The study team's galaxy-collision scenario can explain the positions of the satellite dwarf galaxies, she concedes.
But that model doesn't explain why the satellites act as if they have more mass than can be explained by their visible matter alone—one of the main reasons scientists think dark matter exists.
Any alternative to dark matter "must not only reproduce where the stuff is but what its mass is as well," Chakrabarti said.
Study author Kroupa counters that "this is not a problem, because it has already been demonstrated many times with other data that other theories of gravity—such as MOND—describe galaxies excellently, including the satellite galaxies."
Short for Modified Newtonian dynamics, MOND is a tweaked version of Newton's theory of gravity, which proponents say can explain the observed motions of stars and galaxies without resorting to dark matter.

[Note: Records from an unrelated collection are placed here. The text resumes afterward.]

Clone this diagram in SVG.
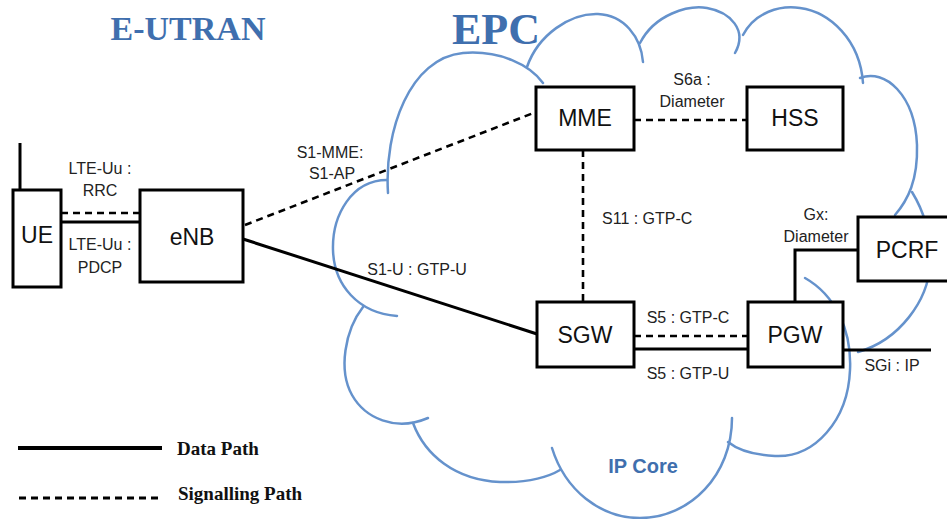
<svg xmlns="http://www.w3.org/2000/svg" width="947" height="519" viewBox="0 0 947 519">
<style>
.cloud{fill:none;stroke:#6592cc;stroke-width:2.5;stroke-linecap:round}
.box{fill:#fff;stroke:#000;stroke-width:3}
.data{fill:none;stroke:#000;stroke-width:3}
.sig{fill:none;stroke:#000;stroke-width:2.6;stroke-dasharray:7 5}
.nl{font-family:"Liberation Sans",Arial,sans-serif;font-size:23px;fill:#111;text-anchor:middle}
.lb{font-family:"Liberation Sans",Arial,sans-serif;font-size:16px;fill:#222;text-anchor:middle}
.lbs{font-family:"Liberation Sans",Arial,sans-serif;font-size:16px;fill:#222;text-anchor:start}
.ttl{font-family:"Liberation Serif","Times New Roman",serif;font-weight:bold;fill:#3f6fae}
.lg{font-family:"Liberation Serif","Times New Roman",serif;font-weight:bold;font-size:19px;fill:#111}
</style>
<rect width="947" height="519" fill="#fff"/>
<text class="ttl" x="188" y="40" font-size="34" text-anchor="middle">E-UTRAN</text>
<text class="ttl" x="452" y="44" font-size="44">EPC</text>
<g id="cloud">
<path class="cloud" d="M388,193 C384,130 410,58 463,53 C500,50 530,65 543,83"/>
<path class="cloud" d="M527,67 C538,35 570,13 598,14 C624,15 641,37 643,62"/>
<path class="cloud" d="M640,43 C655,14 688,5 707,8 C730,12 748,30 735,53"/>
<path class="cloud" d="M743,35 C755,12 780,5 800,8 C830,12 860,40 863,83"/>
<path class="cloud" d="M860,78 C885,68 915,95 917,145 C918,180 908,200 895,215"/>
<path class="cloud" d="M912,192 C920,205 932,230 930,265 C928,300 900,340 858,352"/>
<path class="cloud" d="M805,278 C835,295 852,330 850,370 C848,420 815,458 775,456 C755,455 738,450 728,442"/>
<path class="cloud" d="M552,448 C565,490 600,518 640,518 C690,518 732,475 732,418"/>
<path class="cloud" d="M413,423 C425,455 455,480 500,482 C530,483 550,476 560,470"/>
<path class="cloud" d="M363,307 C345,330 338,370 352,395 C365,418 395,432 428,418"/>
<path class="cloud" d="M387,180 C352,180 332,215 333,250 C334,285 358,313 397,316"/>
<text x="643" y="473" font-family="Liberation Sans, Arial, sans-serif" font-size="20" font-weight="bold" fill="#3f6fae" text-anchor="middle">IP Core</text>
</g>
<g id="connectors">
<line class="data" x1="20" y1="143" x2="20" y2="190"/>
<line class="sig" x1="61" y1="213" x2="140" y2="213"/>
<line class="data" x1="61" y1="222" x2="140" y2="222"/>
<line class="sig" x1="245" y1="225" x2="536" y2="112"/>
<line class="data" x1="243" y1="239" x2="537" y2="334"/>
<line class="sig" x1="634" y1="120" x2="747" y2="120"/>
<line class="sig" x1="583" y1="150" x2="583" y2="302"/>
<line class="sig" x1="634" y1="336" x2="748" y2="336"/>
<line class="data" x1="634" y1="349" x2="748" y2="349"/>
<polyline class="data" points="858,250 795,250 795,302"/>
<line class="data" x1="843" y1="350" x2="931" y2="350"/>
<text class="lb" x="100" y="174">LTE-Uu :</text>
<text class="lb" x="100" y="196">RRC</text>
<text class="lb" x="100" y="250">LTE-Uu :</text>
<text class="lb" x="100" y="273">PDCP</text>
<text class="lb" x="330" y="158">S1-MME:</text>
<text class="lb" x="332" y="179">S1-AP</text>
<text class="lb" x="692" y="85">S6a :</text>
<text class="lb" x="692" y="107">Diameter</text>
<text class="lbs" x="602" y="224">S11 : GTP-C</text>
<text class="lb" x="816" y="220">Gx:</text>
<text class="lb" x="816" y="242">Diameter</text>
<text class="lb" x="417" y="275">S1-U : GTP-U</text>
<text class="lb" x="688" y="323">S5 : GTP-C</text>
<text class="lb" x="688" y="379">S5 : GTP-U</text>
<text class="lb" x="892" y="371">SGi : IP</text>
</g>
<g id="UE"><rect class="box" x="13" y="190" width="48" height="97"/><text class="nl" x="37" y="243" font-size="18">UE</text></g>
<g id="eNB"><rect class="box" x="140" y="190" width="103" height="92"/><text class="nl" x="192" y="245">eNB</text></g>
<g id="MME"><rect class="box" x="536" y="87" width="98" height="63"/><text class="nl" x="585" y="126">MME</text></g>
<g id="HSS"><rect class="box" x="747" y="87" width="96" height="63"/><text class="nl" x="795" y="126">HSS</text></g>
<g id="SGW"><rect class="box" x="537" y="302" width="97" height="65"/><text class="nl" x="585" y="343">SGW</text></g>
<g id="PGW"><rect class="box" x="748" y="302" width="95" height="65"/><text class="nl" x="795" y="343">PGW</text></g>
<g id="PCRF"><rect class="box" x="858" y="217" width="100" height="64"/><text class="nl" x="907" y="258">PCRF</text></g>
<g id="legend">
<line x1="18" y1="448" x2="162" y2="448" stroke="#000" stroke-width="4"/>
<text class="lg" x="177" y="455">Data Path</text>
<line x1="19" y1="498" x2="162" y2="498" stroke="#000" stroke-width="3" stroke-dasharray="7 5"/>
<text class="lg" x="178" y="500">Signalling Path</text>
</g>
</svg>
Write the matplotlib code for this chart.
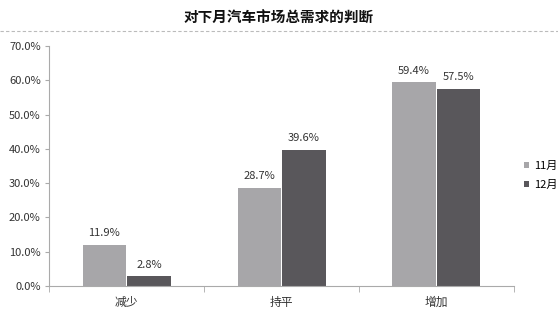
import numpy as np
import matplotlib.pyplot as plt
from matplotlib.lines import Line2D

plt.rcParams['font.family'] = ['Noto Sans CJK SC', 'DejaVu Sans']

# data
categories = ["减少", "持平", "增加"]
series_names = ["11月", "12月"]
nov_values = [11.9, 28.7, 59.4]
dec_values = [2.8, 39.6, 57.5]
y_ticks = [0, 10, 20, 30, 40, 50, 60, 70]

colors = ["#a7a6a9", "#59575b"]

fig = plt.figure(figsize=(5.58, 3.13), dpi=100)
ax = fig.add_axes([0.088, 0.086, 0.833, 0.767])

x = np.arange(len(categories))
w = 0.28
b1 = ax.bar(x - w / 2 - 0.004, nov_values, w, color=colors[0], label=series_names[0])
b2 = ax.bar(x + w / 2 + 0.004, dec_values, w, color=colors[1], label=series_names[1])

for bars, vals in [(b1, nov_values), (b2, dec_values)]:
    for rect, v in zip(bars, vals):
        ax.text(rect.get_x() + rect.get_width() / 2, v + 2.0, f"{v:.1f}%",
                ha="center", va="bottom", fontsize=8, color="#333333")

ax.set_xlim(-0.5, len(categories) - 0.5)
ax.set_ylim(0, 70)
ax.set_yticks(y_ticks)
ax.set_yticklabels([f"{t:.1f}%" for t in y_ticks], fontsize=8, color="#333333")

ax.set_xticks(x)
ax.set_xticklabels(categories, fontsize=8.5, color="#333333")
ax.tick_params(axis="x", length=0, pad=7)
ax.set_xticks(np.arange(len(categories) + 1) - 0.5, minor=True)
ax.tick_params(axis="x", which="minor", length=4, color="#aaaaaa")
ax.tick_params(axis="y", length=3, color="#aaaaaa", pad=3)

for side in ["top", "right"]:
    ax.spines[side].set_visible(False)
for side in ["left", "bottom"]:
    ax.spines[side].set_color("#aaaaaa")

# title and dashed rule
fig.text(0.5, 0.942, "对下月汽车市场总需求的判断", ha="center", va="center",
         fontsize=10.5, fontweight="bold", color="#111111")
fig.add_artist(Line2D([0.0, 1.0], [0.9, 0.9], transform=fig.transFigure,
                      color="#bbbbbb", linestyle=(0, (3, 2)), linewidth=0.8))

ax.legend(loc="center left", bbox_to_anchor=(1.0, 0.46), frameon=False,
          fontsize=8, handlelength=0.5, handleheight=0.5, handletextpad=0.4,
          labelspacing=0.8)

fig.savefig("out.png", dpi=100)
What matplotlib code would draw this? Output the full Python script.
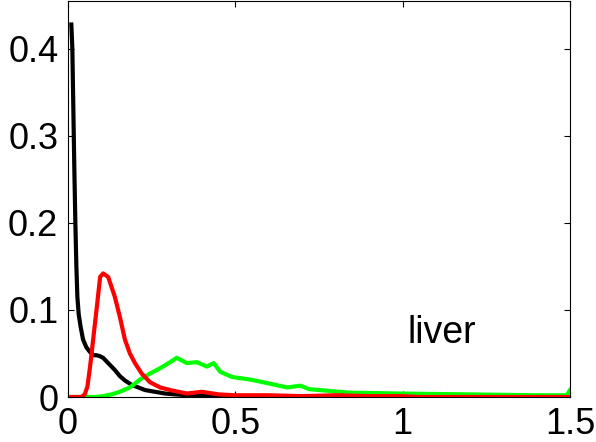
import matplotlib
matplotlib.use('Agg')
import matplotlib.pyplot as plt

# ── Data ──────────────────────────────────────────────────────────────────────
black_x = [0.010, 0.013, 0.016, 0.019, 0.022, 0.025, 0.028, 0.032, 0.038, 0.045,
           0.055, 0.065, 0.075, 0.085, 0.095, 0.105, 0.115, 0.125, 0.140, 0.155,
           0.170, 0.190, 0.210, 0.230, 0.260, 0.290, 0.320, 0.360, 0.400, 0.450,
           0.500, 0.550, 1.500]
black_y = [0.428, 0.400, 0.330, 0.260, 0.200, 0.150, 0.115, 0.095, 0.080, 0.066,
           0.057, 0.052, 0.048, 0.048, 0.047, 0.045, 0.041, 0.037, 0.031, 0.024,
           0.019, 0.014, 0.011, 0.008, 0.006, 0.004, 0.003, 0.002, 0.0015, 0.001,
           0.0005, 0.0, 0.0]

red_x = [0.010, 0.040, 0.050, 0.058, 0.066, 0.076, 0.086, 0.096, 0.105, 0.120,
         0.140, 0.155, 0.170, 0.185, 0.200, 0.220, 0.245, 0.275, 0.305, 0.355,
         0.400, 0.450, 0.500, 0.600, 0.700, 0.800, 0.900, 1.000, 1.050, 1.500]
red_y = [0.000, 0.000, 0.003, 0.012, 0.035, 0.069, 0.103, 0.138, 0.142, 0.138,
         0.115, 0.092, 0.066, 0.050, 0.039, 0.027, 0.017, 0.011, 0.008, 0.004,
         0.006, 0.003, 0.002, 0.002, 0.001, 0.002, 0.001, 0.001, 0.0, 0.0]

green_x = [0.010, 0.080, 0.105, 0.130, 0.155, 0.185, 0.215, 0.245, 0.275, 0.305,
           0.325, 0.355, 0.385, 0.415, 0.435, 0.455, 0.490, 0.545, 0.595, 0.655,
           0.695, 0.720, 0.750, 0.840, 0.990, 1.200, 1.400, 1.490, 1.500]
green_y = [0.000, 0.000, 0.001, 0.003, 0.006, 0.011, 0.020, 0.027, 0.033, 0.040,
           0.045, 0.039, 0.040, 0.035, 0.039, 0.029, 0.023, 0.020, 0.016, 0.011,
           0.013, 0.009, 0.008, 0.005, 0.004, 0.003, 0.002, 0.002, 0.008]

x_ticks = [0, 0.5, 1, 1.5]
x_tick_labels = ['0', '0.5', '1', '1.5']
y_ticks = [0, 0.1, 0.2, 0.3, 0.4]
y_tick_labels = ['0', '0.1', '0.2', '0.3', '0.4']

plt.rcParams['font.family'] = ['Liberation Sans', 'DejaVu Sans']

fig = plt.figure(figsize=(5.96, 4.42), dpi=100)
ax = fig.add_axes([0.1141, 0.1018, 0.8423, 0.8959])

# histogram-like curves, thick MATLAB-style strokes
ax.plot(black_x, black_y, color='black', lw=3)
ax.plot(green_x, green_y, color='#00FF00', lw=3)
ax.plot(red_x, red_y, color='#FF0000', lw=3)

ax.text(1.013, 0.062, 'liver', fontsize=27, ha='left', va='baseline')

ax.set_xlim(0, 1.5)
ax.set_ylim(0, 0.455)
ax.set_xticks(x_ticks)
ax.set_xticklabels(x_tick_labels)
ax.set_yticks(y_ticks)
ax.set_yticklabels(y_tick_labels)
ax.tick_params(direction='in', length=4, width=0.8, labelsize=26,
               top=True, right=True, pad=7)
for s in ax.spines.values():
    s.set_linewidth(0.8)

fig.savefig('out.png', dpi=100)
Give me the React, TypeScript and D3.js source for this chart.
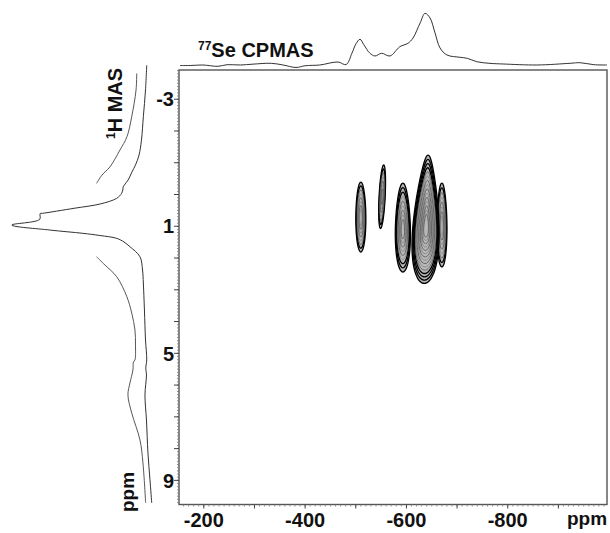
import React from "react";
import * as d3 from "d3";

// ---- 77Se CPMAS projection (top) : ppm, intensity (0-100)
const sePpm = [-153, -173, -198, -228, -246, -272, -297, -333, -356, -382, -400, -429, -465, -481, -492.6, -500.5, -508.4, -516, -528, -538, -551, -567.6, -587, -603, -613, -627, -636.7, -646.6, -656.5, -666.4, -680, -706, -720, -739, -765, -791, -858, -923, -943, -970, -996];
const seInt = [1.0, 0.9, 1.9, -0.6, 2.5, 1.9, 3.5, 5.1, 2.0, -2.8, 0.5, 1.9, 7.5, 2.8, 24.5, 42, 50.4, 40, 24.0, 18.9, 24.0, 18.9, 36.4, 42.8, 52.8, 81.1, 99.4, 90.6, 62.3, 34.0, 20.8, 16.4, 14.5, 8.1, 5.0, 3.8, 1.9, 5.1, 6.2, 2.5, 1.9];

// ---- 1H MAS projection (left) : ppm, intensity (0-100)
const hPpm = [-4.07, -3.29, -2.45, -1.71, -1.24, -0.93, -0.71, -0.46, -0.30, -0.24, -0.17, -0.04, 0.12, 0.30, 0.43, 0.593, 0.60, 0.782, 0.961, 1.118, 1.222, 1.291, 1.38, 1.496, 1.644, 1.958, 2.377, 2.786, 3.636, 4.58, 5.21, 5.46, 5.68, 6.31, 7.10, 8.135, 8.985, 9.709];
const hInt = [0.2, 1.1, 2.7, 4.1, 5.9, 8.5, 11.1, 13.9, 16.7, 17.6, 17.8, 18.7, 22.4, 34.8, 53.3, 77.3, 79.0, 79.3, 100, 71.9, 47.4, 34.8, 22.4, 17.0, 12.6, 5.2, 3.3, 2.7, 1.9, 1.1, 0.2, 0.9, 0.4, 1.5, 0.4, -0.7, -2.2, -3.5];

// vertically expanded trace (two pieces)
const hMagUpperPpm = [-3.81, -3.29, -2.45, -1.82, -1.40, -0.87, -0.61, -0.35];
const hMagUpperInt = [7.6, 8.1, 11.3, 14.8, 20.0, 27.4, 33.3, 37.3];
const hMagLowerPpm = [1.958, 2.22, 2.588, 3.217, 3.73, 4.265, 4.737, 5.21, 5.272, 5.524, 5.933, 6.31, 6.877, 7.726, 8.45, 9.709];
const hMagLowerInt = [37.3, 31.1, 22.4, 14.9, 11.3, 8.9, 8.5, 8.9, 10.0, 10.4, 12.6, 14.1, 11.3, 5.2, 3.0, 1.0];

// ---- 2D correlation peaks
const peakSe = [-510, -552, -593, -670, -639];
const peakH = [0.71, 0.07, 1.04, 0.96, 0.78];
const peakHalfSe = [9.9, 6, 14.8, 10, 24.9];
const peakHalfH = [1.1, 1.0, 1.4, 1.32, 2.02];
const peakSkew = [0.05, 0, 0.15, 0.1, 0.4];
const peakTilt = [0, -0.05, 0, 0, -0.03];
const peakLevels = [8, 7, 9, 8, 15];

// ---- axes
const seTicks = [-200, -400, -600, -800];
const hTicks = [-3, 1, 5, 9];

const FONT = "'Liberation Sans', Arial, Helvetica, sans-serif";

export default function App() {
  const W = 610, H = 533;
  const x = d3.scaleLinear().domain([-151, -996]).range([179, 607]);
  const y = d3.scaleLinear().domain([-3.92, 9.76]).range([70, 504.5]);
  const topI = d3.scaleLinear().domain([0, 100]).range([66, 13]);
  const leftI = d3.scaleLinear().domain([0, 100]).range([147, 11.7]);

  const topLine = d3.line<number>()
    .x((_, i) => x(sePpm[i]))
    .y((_, i) => topI(seInt[i]))
    .curve(d3.curveCatmullRom.alpha(0.5));

  const leftLine = (ppm: number[], inten: number[]) =>
    d3.line<number>()
      .x((_, i) => leftI(inten[i]))
      .y((_, i) => y(ppm[i]))
      .curve(d3.curveCatmullRom.alpha(0.5))(ppm);

  const [x0, x1] = x.range();
  const [y0, y1] = y.range();

  const majorSe = d3.range(-200, -996, -100);
  const minorSe = d3.range(-160, -996, -10);
  const majorH = d3.range(-3, 9.8, 1);
  const minorH = d3.range(-3.9, 9.76, 0.1);

  const contourPath = (k: number, s: number) => {
    const cxp = x(peakSe[k]);
    const shift = (1 - s) * 0.3 * (y(peakHalfH[k]) - y(0)) * peakSkew[k];
    const cyp = y(peakH[k]) + shift;
    const rx = Math.abs(x(peakSe[k] - peakHalfSe[k]) - x(peakSe[k])) * s;
    const ry = (y(peakHalfH[k]) - y(0)) * s;
    const pts: [number, number][] = d3.range(0, 48).map((j) => {
      const t = (j / 48) * Math.PI * 2;
      const u = Math.sin(t);
      const dy = ry * u;
      const dx = rx * Math.cos(t) * (1 + peakSkew[k] * u) + peakTilt[k] * dy;
      return [cxp + dx, cyp + dy];
    });
    return d3.line().curve(d3.curveCardinalClosed)(pts) as string;
  };

  const order = [0, 1, 2, 3, 4];

  return (
    <svg width={W} height={H} style={{ position: "absolute", left: 0, top: 0, background: "#fff" }}>
      {/* contours */}
      {order.map((k) => {
        const n = peakLevels[k];
        const lv = d3.range(n).map((i) => 1 - (i / n) * 0.88);
        return (
          <g key={k}>
            <path d={contourPath(k, 1)} fill="#b8b8b8" stroke="none" />
            {lv.map((s, i) => (
              <path
                key={i}
                d={contourPath(k, s)}
                fill="none"
                stroke={s > 0.78 ? "#000" : i % 2 ? "#777" : "#444"}
                strokeWidth={s > 0.78 ? 1.3 : 0.7}
              />
            ))}
          </g>
        );
      })}

      {/* frame */}
      <rect x={x0} y={y0} width={x1 - x0} height={y1 - y0} fill="none" stroke="#555" strokeWidth={1.4} />

      {/* bottom ticks */}
      {minorSe.map((v) => (
        <line key={"ms" + v} x1={x(v)} x2={x(v)} y1={y1} y2={y1 + 2} stroke="#777" strokeWidth={0.8} />
      ))}
      {majorSe.map((v) => (
        <line key={"Ms" + v} x1={x(v)} x2={x(v)} y1={y1} y2={y1 + 4} stroke="#444" strokeWidth={1} />
      ))}
      {seTicks.map((v) => (
        <text key={"ls" + v} x={x(v)} y={527} textAnchor="middle" fontFamily={FONT} fontWeight="bold" fontSize={20} fill="#111">
          {v}
        </text>
      ))}
      <text x={567} y={525} fontFamily={FONT} fontWeight="bold" fontSize={19} fill="#111">ppm</text>

      {/* left ticks */}
      {minorH.map((v, i) => (
        <line key={"mh" + i} x1={x0 - 2} x2={x0} y1={y(v)} y2={y(v)} stroke="#777" strokeWidth={0.8} />
      ))}
      {majorH.map((v) => (
        <line key={"Mh" + v} x1={x0 - 5} x2={x0} y1={y(v)} y2={y(v)} stroke="#444" strokeWidth={1} />
      ))}
      {hTicks.map((v) => (
        <text key={"lh" + v} x={174} y={y(v)} dy="0.36em" textAnchor="end" fontFamily={FONT} fontWeight="bold" fontSize={20} fill="#111">
          {v}
        </text>
      ))}
      <text transform="translate(134,512) rotate(-90)" fontFamily={FONT} fontWeight="bold" fontSize={19} fill="#111">ppm</text>

      {/* top projection */}
      <path d={topLine(sePpm) as string} fill="none" stroke="#333" strokeWidth={1} />
      <text x={198} y={57} fontFamily={FONT} fontWeight="bold" fontSize={20} fill="#111">
        <tspan fontSize={12} dy={-7}>77</tspan>
        <tspan dy={7}>Se CPMAS</tspan>
      </text>

      {/* left projection */}
      <path d={leftLine(hPpm, hInt) as string} fill="none" stroke="#333" strokeWidth={1} />
      <path d={leftLine(hMagUpperPpm, hMagUpperInt) as string} fill="none" stroke="#444" strokeWidth={0.9} />
      <path d={leftLine(hMagLowerPpm, hMagLowerInt) as string} fill="none" stroke="#444" strokeWidth={0.9} />
      <text transform="translate(122,139) rotate(-90)" fontFamily={FONT} fontWeight="bold" fontSize={20} fill="#111">
        <tspan fontSize={12} dy={-7}>1</tspan>
        <tspan dy={7}>H MAS</tspan>
      </text>
    </svg>
  );
}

Still, Chakrabarti said, it's also not surprising that current dark matter simulations can't explain the Milky Way satellites' unusual orientation.
While the simulations do a good job of modeling the evolution of large-scale structure in the universe, they're less reliable when it comes to modeling the scale of individual galaxies, which involves interactions between many more variables, she said.
"If you neglect these things and you're trying to do a very detailed analysis—like where all the satellite galaxies are distributed—you're going to come up with some discrepancies," Chakrabarti said.
"The current simulations of galaxy formation are incomplete," she continued, "but that doesn't imply that dark matter isn't a viable notion."
The Milky Way's satellite "structure" will be detailed in an upcoming issue of the Monthly Notices of the Royal Astronomical Society.